In this milieu, with inflow from crude oil sales as the only major source of forex supply and high penchant and preference for imported goods by most Nigerians, Naira floatation amounts to wittingly taking the national currency to the gallows. The Nigerian economy has not been effectively diversified to the extent that a number of non-oil items could be exported to yield substantial forex inflow. Successive governments in the past have essentially been paying lip service to the diversification of the economy. At best, they have merely deployed it as only a slogan or mantra, or even propaganda.
This is why rather than embarking on some ruinous or ominous strategies to stem the sliding of the Naira (in the forex market), the CBN should wear its thinking cap properly. There are no short-term solutions to the crashing Naira. Indeed, current panic measures such as forcefully ‘withholding’ IOCs’ money, have the capacity to send wrong signals to the global public, including potential investors. Permitting the IOCs to repatriate only half of their legally earned money and withholding the other half ‘for a-while’ could turn counterproductive. What is the practice in other climes?

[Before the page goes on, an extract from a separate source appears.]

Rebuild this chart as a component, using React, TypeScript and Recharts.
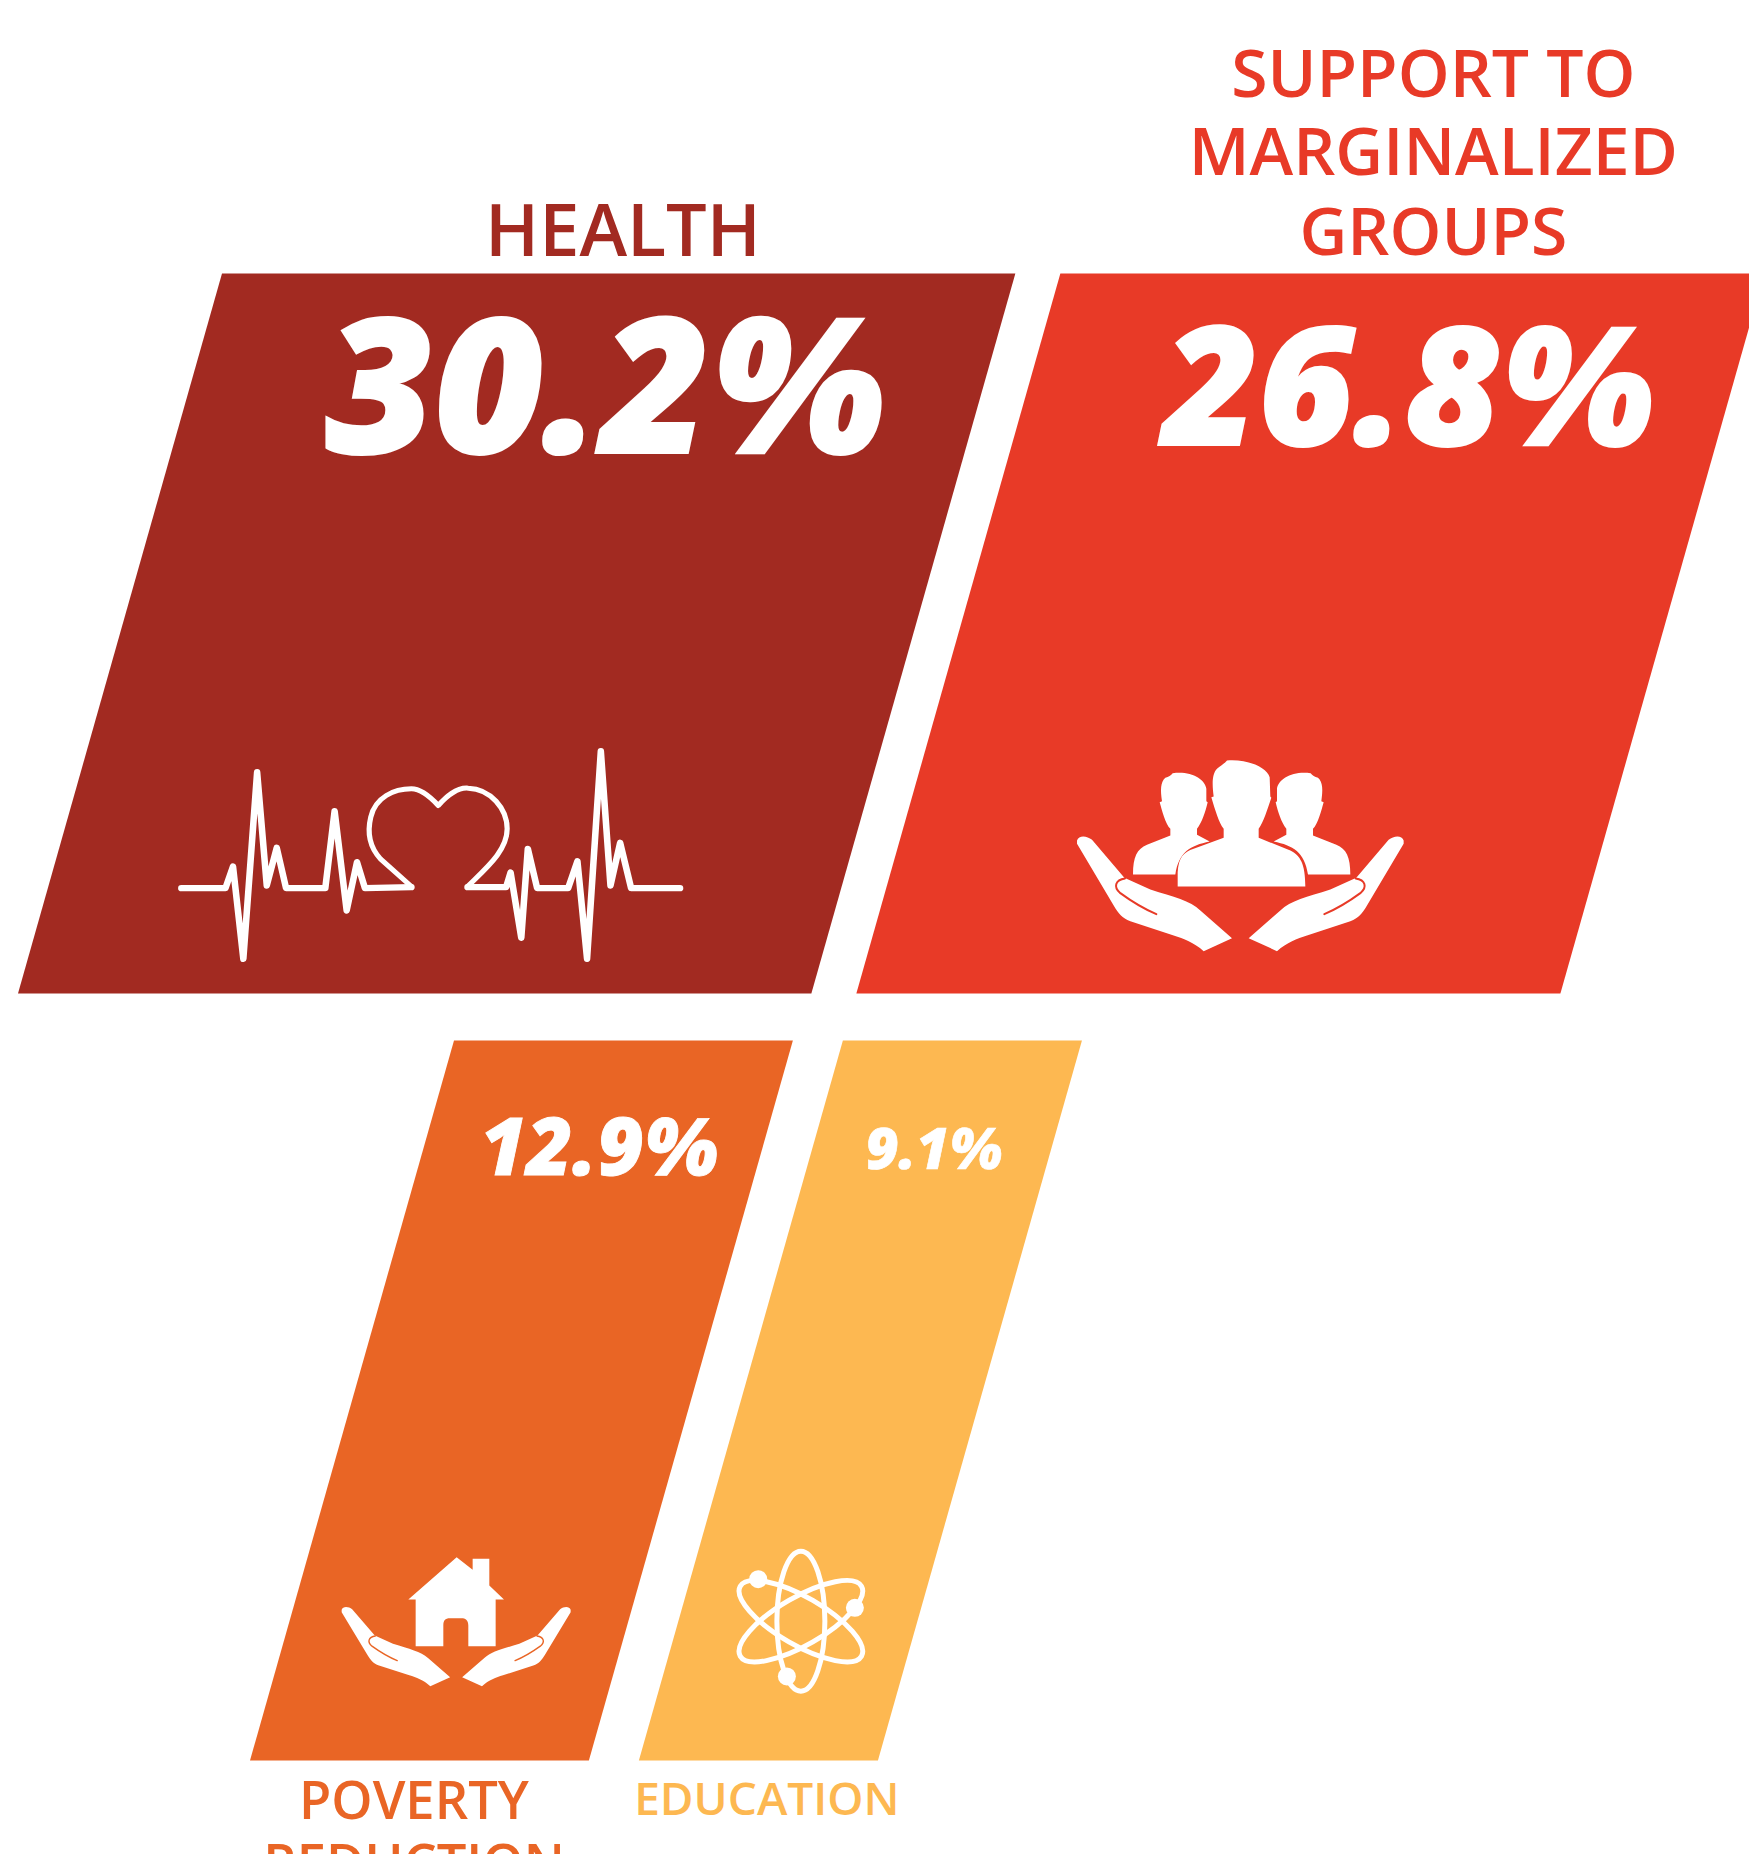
import React from "react";
import { Bar, BarChart, XAxis, YAxis } from "recharts";

const rowNames = ["upper", "lower"];
const firstNames = ["HEALTH", "POVERTY REDUCTION"];
const firstValues = [30.2, 12.9];
const secondNames = ["SUPPORT TO MARGINALIZED GROUPS", "EDUCATION"];
const secondValues = [26.8, 9.1];

const WIDTH = 1749;
const HEIGHT = 1854;
const PX_PER_PCT = 26.27;
const BAR_HEIGHT = 720;
const SKEW = 204;
// where each row starts and the white gap between its two blocks, in px
const ROW_START = [18, 250];
const ROW_GAP = [45, 50];

const rows = rowNames.map((row, i) => ({
  row,
  lead: ROW_START[i] / PX_PER_PCT,
  first: firstValues[i],
  gap: ROW_GAP[i] / PX_PER_PCT,
  second: secondValues[i],
}));

const FONT = "'Open Sans', sans-serif";

const hand =
  "M80 300C85 283 110 285 125 298L222 412L300 447C370 470 420 480 450 510L545 593L460 632C430 605 400 595 370 585L240 542C215 532 205 520 190 495L80 310Z";
const handGap = "M224 414C195 418 188 440 210 458C240 480 280 505 318 521";

function Hands({ fill, cx }: { fill: string; cx: number }) {
  const one = (
    <>
      <path d={hand} fill="#fff" />
      <path d={handGap} fill="none" stroke={fill} strokeWidth={6} strokeLinecap="round" />
    </>
  );
  return (
    <>
      {one}
      <g transform={`translate(${2 * cx} 0) scale(-1 1)`}>{one}</g>
    </>
  );
}

function HeartIcon() {
  const line = { fill: "none", stroke: "#fff", strokeLinecap: "round", strokeLinejoin: "round" } as const;
  return (
    <g transform="scale(0.3444 0.3333)">
      <path
        {...line}
        strokeWidth={19}
        d="M62 503L190 503L212 438L242 715L282 155L310 495L339 382L366 503L480 503L507 272L542 570L572 425L595 503L730 500"
      />
      <path
        {...line}
        strokeWidth={15}
        d="M730 498L640 415C600 370 605 320 612 290C625 230 680 205 730 205C760 205 790 235 808 255C830 230 860 200 895 203C960 205 1008 265 1008 325C1008 390 950 440 893 498"
      />
      <path
        {...line}
        strokeWidth={19}
        d="M893 500L1005 500L1018 456L1049 652L1068 385L1095 503L1185 503L1212 422L1240 715L1280 92L1308 495L1336 367L1368 503L1510 503"
      />
    </g>
  );
}

function PeopleIcon({ fill }: { fill: string }) {
  const side =
    "M248 402C248 350 260 325 290 313L360 285L360 265C345 250 335 210 328 185L335 182C330 150 330 125 345 112C355 108 362 105 367 98C420 90 465 115 468 145L468 182L472 185C465 215 455 245 440 265L440 283L478 303C420 315 385 335 375 402Z";
  return (
    <g transform="scale(0.3333)">
      <path d={side} fill="#fff" />
      <g transform="translate(1148 0) scale(-1 1)">
        <path d={side} fill="#fff" />
      </g>
      <path
        d="M382 438L382 395C385 350 400 335 430 325L520 292L520 265C505 245 495 210 483 170L490 168C485 130 485 100 500 85C510 75 520 72 530 60C590 55 650 80 658 110L660 168L663 172C650 210 640 245 625 265L625 292L720 330C750 345 765 370 765 438Z"
        fill="#fff"
      />
      <Hands fill={fill} cx={570} />
    </g>
  );
}

function HouseIcon({ fill }: { fill: string }) {
  return (
    <g transform="scale(0.3333)">
      <path
        d="M265 207L410 80L458 118L458 85L508 85L508 165L552 207L527 207L527 347L445 347L445 285C445 268 435 263 425 263L390 263C375 263 370 270 370 285L370 347L287 347L287 207Z"
        fill="#fff"
      />
      <g transform="translate(9 31) scale(0.7 0.69)">
        <Hands fill={fill} cx={570.7} />
      </g>
    </g>
  );
}

function AtomIcon() {
  const orbit = (angle: number) => (
    <ellipse
      key={angle}
      cx={273}
      cy={272}
      rx={72}
      ry={210}
      fill="none"
      stroke="#fff"
      strokeWidth={15}
      transform={`rotate(${angle} 273 272)`}
    />
  );
  return (
    <g transform="scale(0.3333)">
      {[0, 60, -60].map(orbit)}
      <circle cx={145} cy={146} r={27} fill="#fff" />
      <circle cx={435} cy={232} r={27} fill="#fff" />
      <circle cx={231} cy={438} r={27} fill="#fff" />
    </g>
  );
}

type BlockStyle = {
  fill: string;
  icon: React.ReactNode;
  iconAt: [number, number];
  valueAt: [number, number];
  valueSize: number;
  title: string[];
  titleX: number;
  titleY: number[];
  titleSize: number;
};

const firstStyles: BlockStyle[] = [
  {
    fill: "#A22A21",
    icon: <HeartIcon />,
    iconAt: [142, 447],
    valueAt: [587, 179],
    valueSize: 188,
    title: ["HEALTH"],
    titleX: 605,
    titleY: [-18],
    titleSize: 72,
  },
  {
    fill: "#E96525",
    icon: <HouseIcon fill="#E96525" />,
    iconAt: [70, 490],
    valueAt: [349, 134.5],
    valueSize: 80,
    title: ["POVERTY", "REDUCTION"],
    titleX: 164,
    titleY: [778, 841],
    titleSize: 52.5,
  },
];

const secondStyles: BlockStyle[] = [
  {
    fill: "#E83A27",
    icon: <PeopleIcon fill="#E83A27" />,
    iconAt: [194, 467],
    valueAt: [552, 171],
    valueSize: 165,
    title: ["SUPPORT TO", "MARGINALIZED", "GROUPS"],
    titleX: 577,
    titleY: [-177, -99, -19],
    titleSize: 66,
  },
  {
    fill: "#FDB851",
    icon: <AtomIcon />,
    iconAt: [71, 490],
    valueAt: [295, 128],
    valueSize: 57,
    title: ["EDUCATION"],
    titleX: 128,
    titleY: [774],
    titleSize: 46,
  },
];

function Block(props: any, styles: BlockStyle[], values: number[]) {
  const { x, y, width, height, index } = props;
  const s = styles[index];
  const points = [
    `${x},${y + height}`,
    `${x + width},${y + height}`,
    `${x + width + SKEW},${y}`,
    `${x + SKEW},${y}`,
  ].join(" ");
  return (
    <g>
      <polygon points={points} fill={s.fill} />
      <text
        x={x + s.valueAt[0]}
        y={y + s.valueAt[1]}
        textAnchor="middle"
        fontFamily={FONT}
        fontWeight={800}
        fontStyle="italic"
        fontSize={s.valueSize}
        fill="#fff"
        stroke="#fff"
        strokeWidth={s.valueSize / 90}
      >
        {values[index].toFixed(1)}%
      </text>
      <g transform={`translate(${x + s.iconAt[0]} ${y + s.iconAt[1]})`}>{s.icon}</g>
      {s.title.map((line, i) => (
        <text
          key={line}
          x={x + s.titleX}
          y={y + s.titleY[i]}
          textAnchor="middle"
          fontFamily={FONT}
          fontWeight={600}
          fontSize={s.titleSize}
          fill={s.fill}
        >
          {line}
        </text>
      ))}
    </g>
  );
}

export default function App() {
  return (
    <div style={{ position: "absolute", left: 0, top: 0, width: WIDTH, height: HEIGHT, overflow: "hidden", background: "#fff" }}>
      <BarChart
        width={WIDTH}
        height={HEIGHT}
        data={rows}
        layout="vertical"
        barSize={BAR_HEIGHT}
        margin={{ top: 249.5, right: 0, bottom: 70.5, left: 0 }}
      >
        <XAxis type="number" hide domain={[0, WIDTH / PX_PER_PCT]} />
        <YAxis type="category" dataKey="row" hide />
        <Bar dataKey="lead" stackId="row" fill="none" isAnimationActive={false} />
        <Bar
          dataKey="first"
          name={firstNames.join(", ")}
          stackId="row"
          isAnimationActive={false}
          shape={(p: any) => Block(p, firstStyles, firstValues)}
        />
        <Bar dataKey="gap" stackId="row" fill="none" isAnimationActive={false} />
        <Bar
          dataKey="second"
          name={secondNames.join(", ")}
          stackId="row"
          isAnimationActive={false}
          shape={(p: any) => Block(p, secondStyles, secondValues)}
        />
      </BarChart>
    </div>
  );
}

Will this desperate measure of forcibly ‘withholding’ well-earned incomes of the IOCs not further prompt more of them to want to exit Nigeria? As a matter of fact, not a few of these ‘oil giants’ have been leaving the Nigerian shores in droves, and relocating to other more conducive environments across the globe. This is why in the search for a quick solution to the sliding Naira, the apex bank must restrain itself from crossing ‘normal boundaries.’
Let the Nigerian government commence, like yesterday, making the country productive; entrench non-oil export drive; curtail Nigerians’ high taste for imported items and make them patronize ‘Made in Nigeria’ goods. Rummaging bank vaults, seizing IOCs’ monies and hounding BDC operators, among others, can only project the country in bad light and scare away prospective investors.